Lese-Eindruck: Es sprach der Mond zur Erde. Noa Noa – Erzählungen und Briefe aus der Südsee, von Paul Gauguin, Markus Bernauer

Die Hauptgeschichte Noa Noa ist ein Konglomerat: Paul Gauguin

  • erzählt ein paar Erlebnisse von seinem Tahiti-Abenteuer, vor allem mit seiner blutjungen Gefährtin, und
  • flicht länglich örtliche Göttersagen ein.

Kostprobe:

Aus dem Zwiegespräch zwischen Hina und Tefatou geht hervor, dass Mensch und Erde untergehen, während der Mond und die Wesen, welche ihn bewohnen… Roüa Hatou, eine Art tahitischer Neptun, schlief auf dem Meeresgrund…

Er schreibt teils scheinbar bewusst vag und sprunghaft und kritisiert unentwegt den französischen Kolonialismus.

Womöglich sorgt die historische erste Übersetzung für weitere Verständnisprobleme. Wie gerne hätte ich eine neue, aktuelle Übersetzung gehabt; warum traktiert der Verlag seine Leser mit der Erstübersetzung? Nach der ersten Geschichte folgen Wiederholungen einzelner Teile offenbar in einer anderen Übersetzung, aber mit ähnlichem Inhalt.

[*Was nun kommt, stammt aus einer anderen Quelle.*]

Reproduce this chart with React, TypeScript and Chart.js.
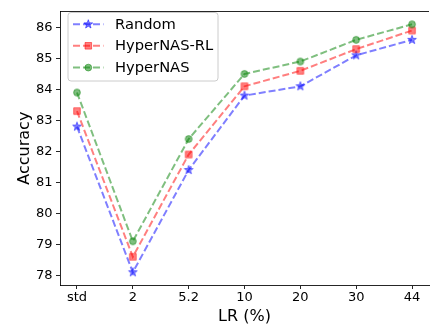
import React, { useEffect, useRef } from "react";
import { Chart, registerables } from "chart.js";
Chart.register(...registerables);

const categories = ["std", "2", "5.2", "10", "20", "30", "44"];
const randomAcc = [82.8, 78.1, 81.4, 83.8, 84.1, 85.1, 85.6];
const hyperNasRlAcc = [83.3, 78.6, 81.9, 84.1, 84.6, 85.3, 85.9];
const hyperNasAcc = [83.9, 79.1, 82.4, 84.5, 84.9, 85.6, 86.1];
const yTicks = [78, 79, 80, 81, 82, 83, 84, 85, 86];
const seriesNames = ["Random", "HyperNAS-RL", "HyperNAS"];
const seriesColors = ["rgba(0,0,255,0.5)", "rgba(255,0,0,0.5)", "rgba(0,128,0,0.5)"];
const seriesMarkers = ["star", "square", "circle"];

const FONT = "'DejaVu Sans', sans-serif";

function drawMarker(ctx: CanvasRenderingContext2D, type: string, x: number, y: number, color: string) {
  ctx.save();
  ctx.fillStyle = color;
  ctx.strokeStyle = color;
  ctx.lineWidth = 1;
  ctx.beginPath();
  if (type === "star") {
    const R = 4.6, r = 1.9;
    for (let i = 0; i < 10; i++) {
      const rad = i % 2 === 0 ? R : r;
      const a = -Math.PI / 2 + (i * Math.PI) / 5;
      const px = x + rad * Math.cos(a), py = y + rad * Math.sin(a);
      if (i === 0) ctx.moveTo(px, py); else ctx.lineTo(px, py);
    }
    ctx.closePath();
  } else if (type === "square") {
    ctx.rect(x - 3.3, y - 3.3, 6.6, 6.6);
  } else {
    ctx.arc(x, y, 3.4, 0, Math.PI * 2);
  }
  ctx.fill();
  ctx.stroke();
  ctx.restore();
}

function makeMarkerCanvas(type: string, color: string) {
  const c = document.createElement("canvas");
  c.width = 12; c.height = 12;
  const ctx = c.getContext("2d")!;
  drawMarker(ctx, type, 6, 6, color);
  return c;
}

const legendPlugin = {
  id: "customLegend",
  afterDatasetsDraw(chart: any) {
    const ctx: CanvasRenderingContext2D = chart.ctx;
    ctx.save();
    const x0 = 68, y0 = 12.5, w = 150, h = 68.5, rr = 3;
    ctx.beginPath();
    ctx.moveTo(x0 + rr, y0);
    ctx.lineTo(x0 + w - rr, y0);
    ctx.arcTo(x0 + w, y0, x0 + w, y0 + rr, rr);
    ctx.lineTo(x0 + w, y0 + h - rr);
    ctx.arcTo(x0 + w, y0 + h, x0 + w - rr, y0 + h, rr);
    ctx.lineTo(x0 + rr, y0 + h);
    ctx.arcTo(x0, y0 + h, x0, y0 + h - rr, rr);
    ctx.lineTo(x0, y0 + rr);
    ctx.arcTo(x0, y0, x0 + rr, y0, rr);
    ctx.closePath();
    ctx.fillStyle = "rgba(255,255,255,0.8)";
    ctx.fill();
    ctx.strokeStyle = "#cccccc";
    ctx.lineWidth = 1;
    ctx.stroke();
    const rows = [24.3, 45.8, 67.6];
    seriesNames.forEach((name, i) => {
      const y = rows[i];
      ctx.save();
      ctx.strokeStyle = seriesColors[i];
      ctx.lineWidth = 2;
      ctx.setLineDash([7, 3]);
      ctx.beginPath();
      ctx.moveTo(73, y);
      ctx.lineTo(103.5, y);
      ctx.stroke();
      ctx.restore();
      drawMarker(ctx, seriesMarkers[i], 88.3, y, seriesColors[i]);
      ctx.fillStyle = "#000";
      ctx.font = `14.7px ${FONT}`;
      ctx.textBaseline = "middle";
      ctx.textAlign = "left";
      ctx.fillText(name, 115, y + 0.5);
    });
    ctx.restore();
  },
  afterDraw(chart: any) {
    const ctx: CanvasRenderingContext2D = chart.ctx;
    const a = chart.chartArea;
    ctx.save();
    ctx.strokeStyle = "rgba(0,0,0,0.85)";
    ctx.lineWidth = 1;
    ctx.beginPath();
    ctx.moveTo(a.left, Math.round(a.top) + 0.5);
    ctx.lineTo(a.right, Math.round(a.top) + 0.5);
    ctx.stroke();
    ctx.restore();
  },
};

export default function App() {
  const ref = useRef<HTMLCanvasElement | null>(null);
  useEffect(() => {
    if (!ref.current) return;
    const seriesData = [randomAcc, hyperNasRlAcc, hyperNasAcc];
    const chart = new Chart(ref.current, {
      type: "line",
      data: {
        datasets: seriesData.map((vals, i) => ({
          label: seriesNames[i],
          data: vals.map((v, j) => ({ x: j, y: v })),
          borderColor: seriesColors[i],
          backgroundColor: seriesColors[i],
          borderWidth: 2,
          borderDash: [7, 3],
          pointStyle: makeMarkerCanvas(seriesMarkers[i], seriesColors[i]) as any,
          pointRadius: 5,
          tension: 0,
          fill: false,
          order: 3 - i,
        })),
      },
      options: {
        responsive: false,
        animation: false,
        devicePixelRatio: 1,
        layout: { padding: { left: 0, top: 4, right: 0, bottom: 0 } },
        plugins: { legend: { display: false }, tooltip: { enabled: false } },
        scales: {
          x: {
            type: "linear",
            min: -0.304,
            max: 6.304,
            afterBuildTicks: (scale: any) => {
              scale.ticks = categories.map((_, i) => ({ value: i }));
            },
            afterFit: (scale: any) => { scale.height = 42; },
            ticks: {
              callback: (v: any) => categories[v] ?? "",
              font: { family: FONT, size: 13 },
              color: "#000",
              padding: 1,
              maxRotation: 0,
              autoSkip: false,
            },
            grid: { drawOnChartArea: false, drawTicks: true, tickLength: 4, color: "rgba(0,0,0,0.85)" },
            border: { display: true, color: "rgba(0,0,0,0.85)", width: 1 },
            title: { display: true, text: "LR (%)", font: { family: FONT, size: 16 }, color: "#000", padding: { top: 4, bottom: 1 } },
          },
          y: {
            type: "linear",
            min: 77.69,
            max: 86.52,
            afterBuildTicks: (scale: any) => {
              scale.ticks = yTicks.map((v) => ({ value: v }));
            },
            afterFit: (scale: any) => { scale.width = 60; },
            ticks: {
              font: { family: FONT, size: 13 },
              color: "#000",
              padding: 3.5,
            },
            grid: { drawOnChartArea: false, drawTicks: true, tickLength: 4, color: "rgba(0,0,0,0.85)" },
            border: { display: true, color: "rgba(0,0,0,0.85)", width: 1 },
            title: { display: true, text: "Accuracy", font: { family: FONT, size: 16 }, color: "#000", padding: { top: 15, bottom: 0 } },
          },
        },
      },
      plugins: [legendPlugin],
    });
    return () => chart.destroy();
  }, []);
  return (
    <div style={{ position: "fixed", left: 0, top: 0, width: 430, height: 327, overflow: "hidden", background: "#fff" }}>
      <canvas ref={ref} width={436} height={327} style={{ display: "block", width: 436, height: 327 }} />
    </div>
  );
}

Kleinere Farbabbildungen durchsetzen die erste Geschichte Noa Noa. Dadurch erstreckt sich dieser Text über rund 96 Seiten, gefühlte Länge etwa 50 Seiten. Später gibt es doppelseitig eine historische, verwaschene Landkarte. Eine aktuelle, sauber gedruckte Landkarte hätte mehr geholfen. Dem folgen Gauguinsche Briefe und Aufsätze. Genau wie die Hauptgeschichte sagen sie denjenigen Lesern wenig, die Gauguins Biografie nicht schon kennen.

Weiter geht’s mit langen, enggedruckten bibliographische Notizen, offenbar von Markus Bernauer, zur Entstehung der Textfassungen und zu den anschließenden Briefen. Es geht ausdrücklich um die Entstehung der Texte, nicht um Gauguins Aufenthalt selbst, nicht um eine Klarstellung des Passierten und nicht um Gauguins Kunst. Ein weiteres langes, eng gedrucktes Nachwort erläutert gutteils die Wirkung des Noa-Noa-Textes auf erregte Europäer.

Aus der editorischen Notiz S. 255:

Unregelmäßigkeiten in den Vorlagen, etwa bei der Namensschreibung, wurden belassen (auch wenn an der Qualität der Texte in Malingues Lettres erhebliche Zweifel bestehen)

Na danke.

Politisch korrekt:

Paul Gauguin schreibt gezielt un-feministisch und un-antikolonialistisch:

Zuerst sah ich nur ihre Menschenfresserkiefer, ihre zum Zerreißen bereiten Zähne, den lauernden Blick eines grausamen, listigen Tieres und fand sie trotz einer schönen edlen Stirn sehr hässlich… diese schwarzen Wesen mit den Kannibalen- Zähnen… Dennoch wollen alle “genommen”, buchstäblich brutal genommen sein… eine solche Dirne…

Die Übersetzung:

Überzeugt nicht immer, einige Kostproben:

Der immer wechselvoller gestaltete Fluss… Paroxysmus… der australischen Seele (gemeint sind die Tahitianer)…

Assoziation:

Persönliche Erklärung:

Ich hatte ein paar Absätze von Noa Noa als Radio-Lesung gehört. Das waren Teile, in denen Gauguin seine Gefährtin gerade kennengelernt hatte. Der naive, zugewandte Ton amüsierte, und mir war klar, dass Gauguin nicht wahrheitsgetreu berichtet. Trotzdem wollte ich gerne mehr davon lesen. Doch der Gesamttext enttäuscht. Man meint, Gauguin spiele bewusst mit verkaufsfördernden Erwartungen, die er jedoch nicht erfüllt.